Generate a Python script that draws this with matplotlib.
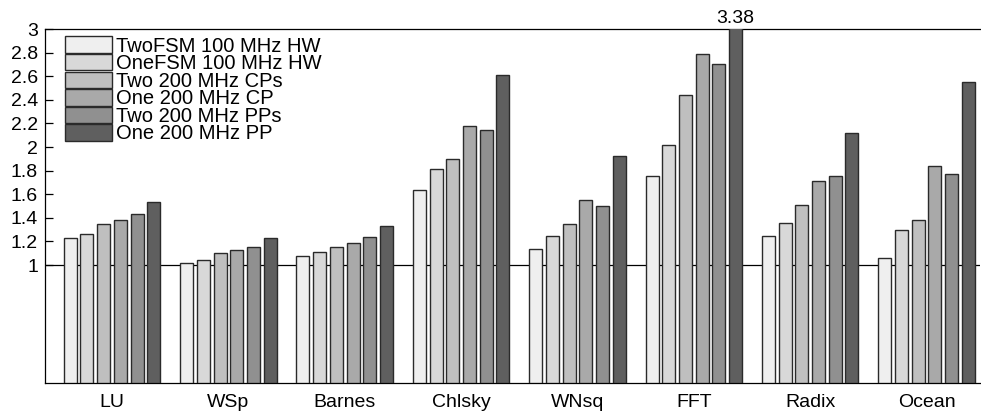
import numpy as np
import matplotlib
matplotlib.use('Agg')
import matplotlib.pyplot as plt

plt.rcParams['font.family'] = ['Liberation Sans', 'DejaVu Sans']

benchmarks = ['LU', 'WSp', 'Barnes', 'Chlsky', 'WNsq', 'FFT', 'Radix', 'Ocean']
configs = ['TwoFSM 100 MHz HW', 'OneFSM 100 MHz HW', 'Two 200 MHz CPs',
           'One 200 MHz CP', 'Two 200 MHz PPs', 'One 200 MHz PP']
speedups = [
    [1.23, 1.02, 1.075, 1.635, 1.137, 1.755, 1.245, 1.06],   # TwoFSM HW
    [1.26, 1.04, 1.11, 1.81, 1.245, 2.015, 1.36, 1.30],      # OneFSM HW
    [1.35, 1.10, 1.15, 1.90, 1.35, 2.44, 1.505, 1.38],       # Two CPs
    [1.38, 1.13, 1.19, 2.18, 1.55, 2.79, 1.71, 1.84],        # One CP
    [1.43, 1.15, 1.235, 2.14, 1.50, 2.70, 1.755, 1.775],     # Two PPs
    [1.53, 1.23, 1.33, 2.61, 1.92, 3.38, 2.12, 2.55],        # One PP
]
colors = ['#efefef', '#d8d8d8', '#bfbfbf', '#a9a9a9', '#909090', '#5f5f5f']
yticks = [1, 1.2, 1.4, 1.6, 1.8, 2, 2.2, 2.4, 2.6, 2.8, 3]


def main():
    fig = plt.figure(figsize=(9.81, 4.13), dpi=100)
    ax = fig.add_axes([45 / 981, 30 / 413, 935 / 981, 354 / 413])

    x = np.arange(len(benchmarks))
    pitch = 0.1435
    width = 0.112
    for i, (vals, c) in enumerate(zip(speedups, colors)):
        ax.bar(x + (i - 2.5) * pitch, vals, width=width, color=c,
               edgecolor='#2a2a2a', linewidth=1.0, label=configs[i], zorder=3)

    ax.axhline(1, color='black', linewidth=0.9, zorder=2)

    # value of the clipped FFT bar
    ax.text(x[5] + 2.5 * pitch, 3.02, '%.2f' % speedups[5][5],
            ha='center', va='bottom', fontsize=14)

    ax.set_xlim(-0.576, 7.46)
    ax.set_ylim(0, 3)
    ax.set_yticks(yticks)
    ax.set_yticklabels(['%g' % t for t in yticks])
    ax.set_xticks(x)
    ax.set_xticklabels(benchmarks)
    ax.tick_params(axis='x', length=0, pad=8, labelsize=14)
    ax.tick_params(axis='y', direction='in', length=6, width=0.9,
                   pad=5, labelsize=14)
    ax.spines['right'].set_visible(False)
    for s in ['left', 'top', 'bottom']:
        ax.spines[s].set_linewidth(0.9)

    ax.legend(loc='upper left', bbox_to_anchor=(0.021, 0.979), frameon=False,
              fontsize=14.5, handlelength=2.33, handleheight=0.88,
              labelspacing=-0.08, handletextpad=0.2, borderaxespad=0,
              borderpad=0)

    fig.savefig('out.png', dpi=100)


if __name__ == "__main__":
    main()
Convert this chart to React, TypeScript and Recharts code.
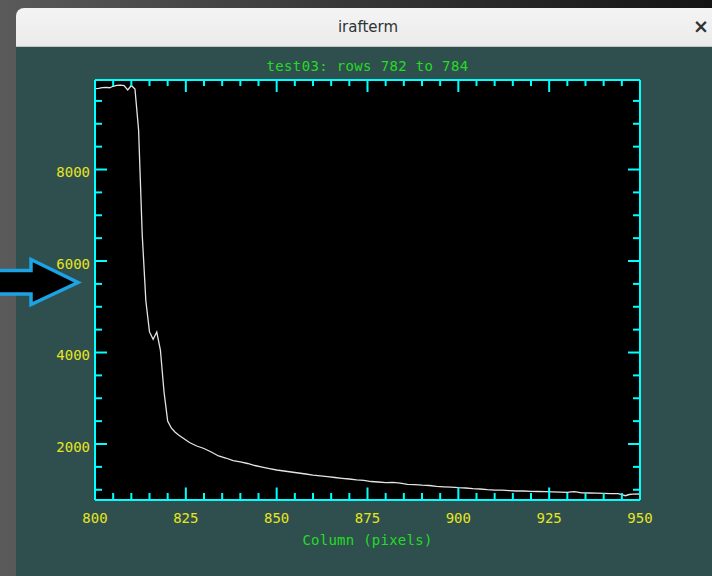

STATED GOAL: Begin with the first line of the records and repeat every line up to the one with "plt.rcParams['font.family'] = ['Liberation", counting that line too. Pictures are not part of the copy.

RESULT FOR THIS EXERCISE:
Generate a Python script that draws this with matplotlib.
import numpy as np
import matplotlib
matplotlib.use('Agg')
import matplotlib.pyplot as plt

plt.rcParams['font.family'] = ['Liberation Sans', 'DejaVu Sans']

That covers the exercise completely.